Cryptid Encounters in the Shadows

  • In 2007, a group of geologists reported glimpsing a large, ape-like silhouette bounding between pillars, evoking China’s own Yeti legends or the Almasty of Central Asia.
  • Shepherds speak of ‘rainbow foxes,’ luminous kitsune-like creatures that lure children with hypnotic glows, only to vanish into fissures.
  • More recently, drone footage from 2022 captured anomalous shapes—elongated, bipedal forms—flitting through narrow canyons, too swift for birds and too structured for shadows.

These sightings parallel global cryptid lore, suggesting the Danxia’s rugged terrain conceals relict species or interdimensional travellers drawn to the site’s purported thin veil between worlds.

Modern Investigations: From Skeptics to Seers

The surge in tourism since the park’s UNESCO recognition in 2019 has amplified reports. Over 2 million visitors annually navigate boardwalks, but off-trail adventurers dominate paranormal forums. In 2021, a joint expedition by the Beijing Paranormal Research Society and local folklorists set up overnight vigils. Equipped with night-vision cameras and audio recorders, they documented EVPs (electronic voice phenomena)—disembodied whispers in archaic Chinese urging ‘leave the colours’—and temperature anomalies dropping 15 degrees Celsius in seconds.

Sceptics counter with prosaic explanations: dust motes for orbs, infrasound from wind through rock formations causing unease, and cultural priming from legends. A 2023 study in the Journal of Geology and Geophysics analysed soil samples, confirming no exotic isotopes or radiation beyond norms. Yet, even lead researcher Dr. Li Wei admitted the site’s ‘uncanny aura’ persists, hinting at psychogeological effects where expectation shapes perception.

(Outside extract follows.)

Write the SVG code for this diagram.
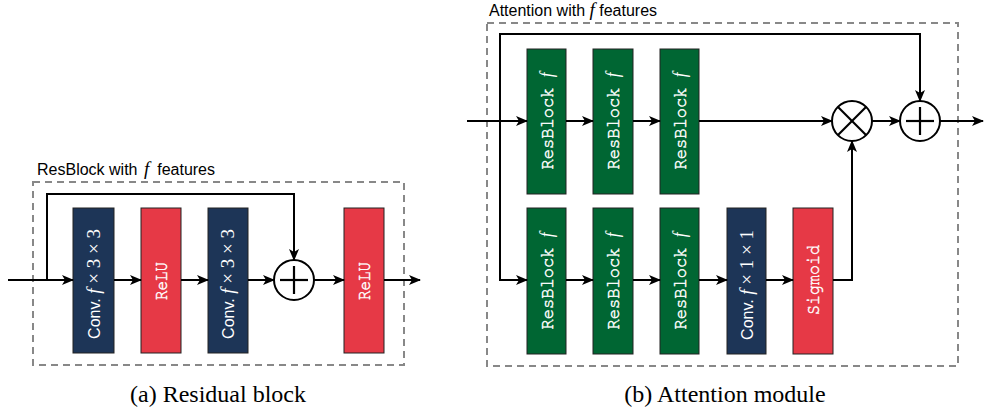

UFO Connections and Aerial Phenomena

Zhangye’s skies add another layer. The region boasts a high UFO flap, with triangular craft and orbs reported since the 1990s. Witnesses link these to the mountains, theorising the coloured minerals act as beacons or landing pads. A notable 2014 incident involved a tour bus driver photographing a disc-shaped object hovering above a red pinnacle, its underside mirroring the rainbow spectrum. Chinese state media downplayed it as a drone, but ufologists note the absence of commercial flights in the airspace.

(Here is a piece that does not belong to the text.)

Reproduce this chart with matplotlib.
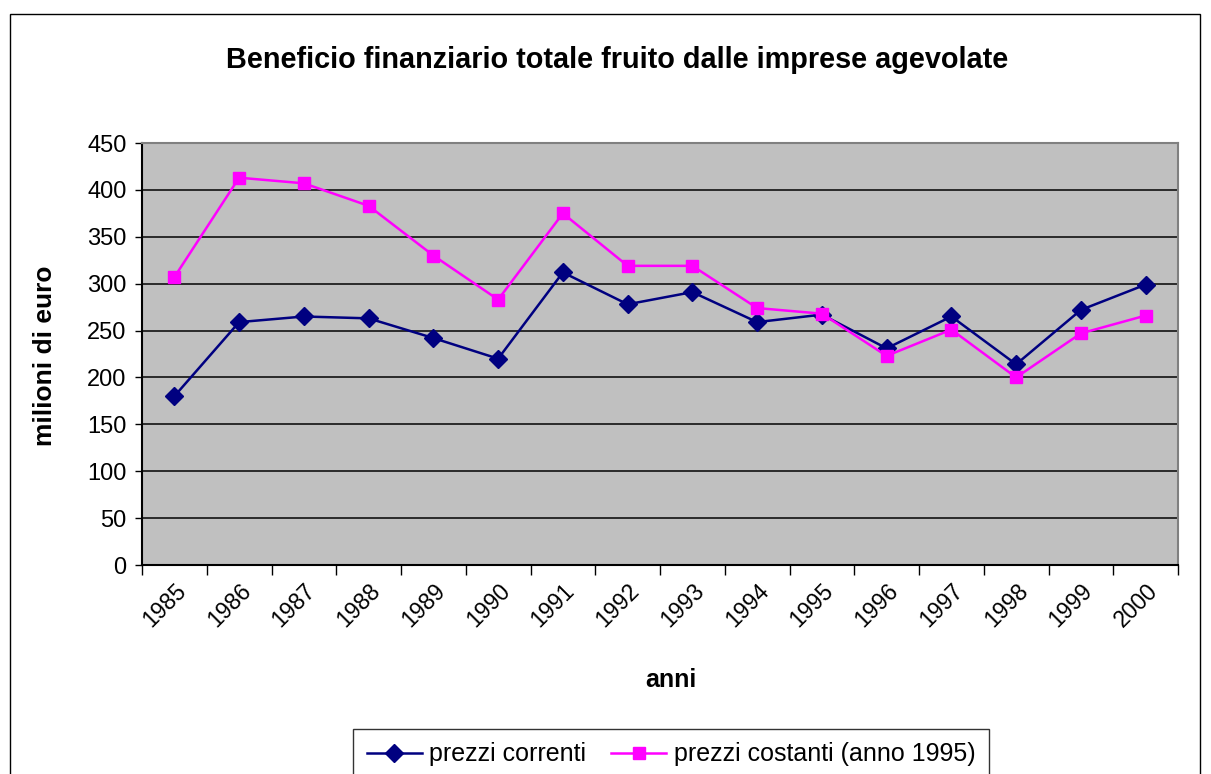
import numpy as np
import matplotlib
matplotlib.use('Agg')
import matplotlib.pyplot as plt
from matplotlib.patches import Rectangle

plt.rcParams['font.family'] = ['Liberation Sans', 'DejaVu Sans']

# data
anni = ['1985', '1986', '1987', '1988', '1989', '1990', '1991', '1992',
        '1993', '1994', '1995', '1996', '1997', '1998', '1999', '2000']
prezzi_correnti = [180, 259, 265, 263, 242, 220, 312, 278,
                   291, 259, 267, 231, 265, 214, 272, 299]
prezzi_costanti = [307, 413, 407, 383, 330, 283, 375, 319,
                   319, 274, 268, 223, 251, 200, 247, 266]
y_ticks = [0, 50, 100, 150, 200, 250, 300, 350, 400, 450]

fig = plt.figure(figsize=(12.11, 7.74), dpi=100)
ax = fig.add_axes([142/1211, 1 - 565/774, (1178 - 142)/1211, (565 - 143)/774])
ax.set_facecolor('#C0C0C0')

x = np.arange(len(anni))
ax.plot(x, prezzi_correnti, color='#000080', lw=1.8, marker='D', ms=9,
        label='prezzi correnti', zorder=3)
ax.plot(x, prezzi_costanti, color='#FF00FF', lw=1.8, marker='s', ms=9,
        label='prezzi costanti (anno 1995)', zorder=3)

ax.set_xlim(-0.5, len(anni) - 0.5)
ax.set_ylim(0, 450)
ax.set_yticks(y_ticks)
ax.set_yticklabels([str(v) for v in y_ticks], fontsize=17)
ax.yaxis.grid(True, color='#2a2a2a', lw=1.4)
ax.set_axisbelow(True)
ax.tick_params(axis='y', direction='out', length=5, width=1, pad=6)

# category labels at centres, ticks at boundaries
ax.set_xticks(x)
ax.set_xticklabels(anni, fontsize=16.5, rotation=45, ha='right',
                   rotation_mode='anchor')
ax.tick_params(axis='x', which='major', length=0, pad=10)
ax.set_xticks(np.arange(len(anni) + 1) - 0.5, minor=True)
ax.tick_params(axis='x', which='minor', direction='out', length=7, width=1)

for s in ['left', 'bottom']:
    ax.spines[s].set_color('black')
    ax.spines[s].set_linewidth(1.5)
for s in ['top', 'right']:
    ax.spines[s].set_color('#808080')
    ax.spines[s].set_linewidth(1.5)

fig.text(0.510, 1 - 60/774, 'Beneficio finanziario totale fruito dalle imprese agevolate',
         ha='center', va='center', fontsize=20.8, fontweight='bold')
fig.text(45/1211, 1 - 356/774, 'milioni di euro', rotation=90,
         ha='center', va='center', fontsize=19, fontweight='bold')
fig.text(671/1211, 1 - 680/774, 'anni', ha='center', va='center',
         fontsize=18, fontweight='bold')

leg = fig.legend(loc='upper center', bbox_to_anchor=(671/1211, 1 - 716/774),
                 ncol=2, fontsize=18, frameon=True, fancybox=False,
                 edgecolor='black', handlelength=2.2, columnspacing=1.0,
                 handletextpad=0.3, borderpad=0.55)
leg.get_frame().set_linewidth(1.0)

fig.patches.append(Rectangle((10/1211, -0.01), 1190/1211, (774 - 14)/774 + 0.01,
                             transform=fig.transFigure, fill=False,
                             edgecolor='black', lw=1.0))

fig.savefig('out.png', dpi=100)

Theories: Bridging Science and the Supernatural

Several hypotheses vie for dominance. The geological consensus holds firm: erosion and mineralogy suffice. Paranormal proponents favour the ‘earth lights’ theory, where piezoelectric stress in quartz-bearing rocks generates plasma balls, akin to earthquake lights. Others invoke ancient astronauts, positing the formations as markers left by visitors who manipulated Earth’s crust—echoing Erich von Däniken’s ancient alien paradigm.

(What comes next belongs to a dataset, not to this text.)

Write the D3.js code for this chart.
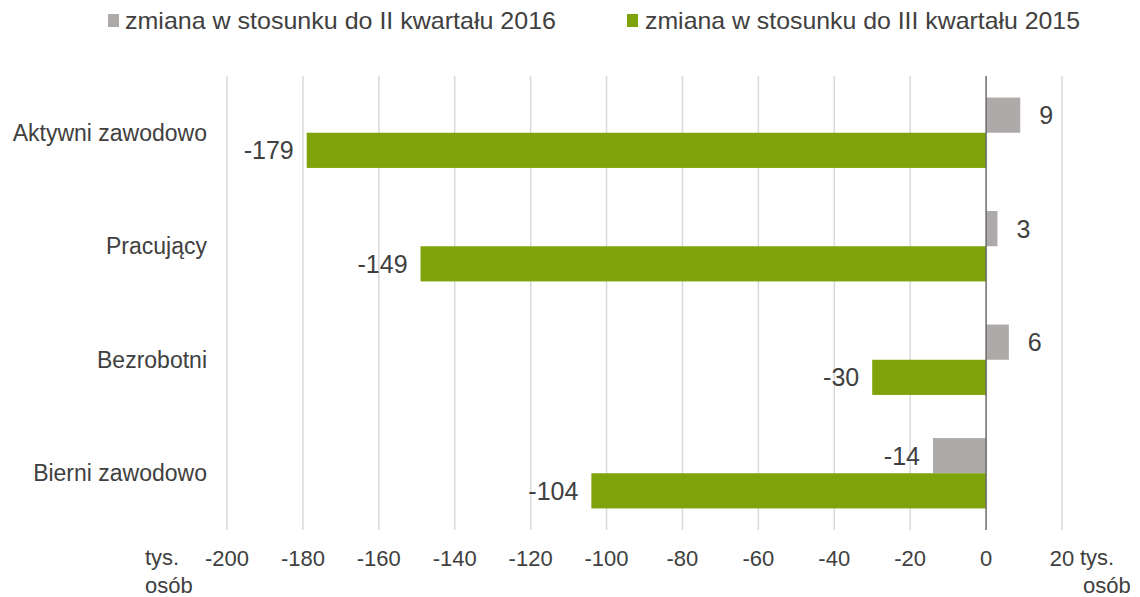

Esoteric views draw from feng shui, viewing the Danxia as a dragon vein (long mai), a nexus amplifying spiritual energies. Some channelers claim the mountains house records of Atlantis or Lemuria, accessible via meditation at dawn. Balanced analysis reveals no smoking gun, but the convergence of testimonies across eras demands respect. Perhaps the true mystery lies in human interpretation: do the rainbows evoke the supernatural because they mirror our yearning for magic in a mechanistic universe?

Conclusion

The Danxia landforms stand as a testament to nature’s artistry, yet their paranormal aura endures through legend, sighting, and sensation. Whether spirits patrol the peaks, cryptids prowl the crevices, or UFOs navigate the hues, the Rainbow Mountains remind us that some landscapes transcend explanation. They invite not just awe, but contemplation of the unseen forces shaping our world. As science maps their strata, the unexplained beckons from the shadows—urging explorers to tread carefully, camera in hand, senses alert. What secrets will the next dawn reveal?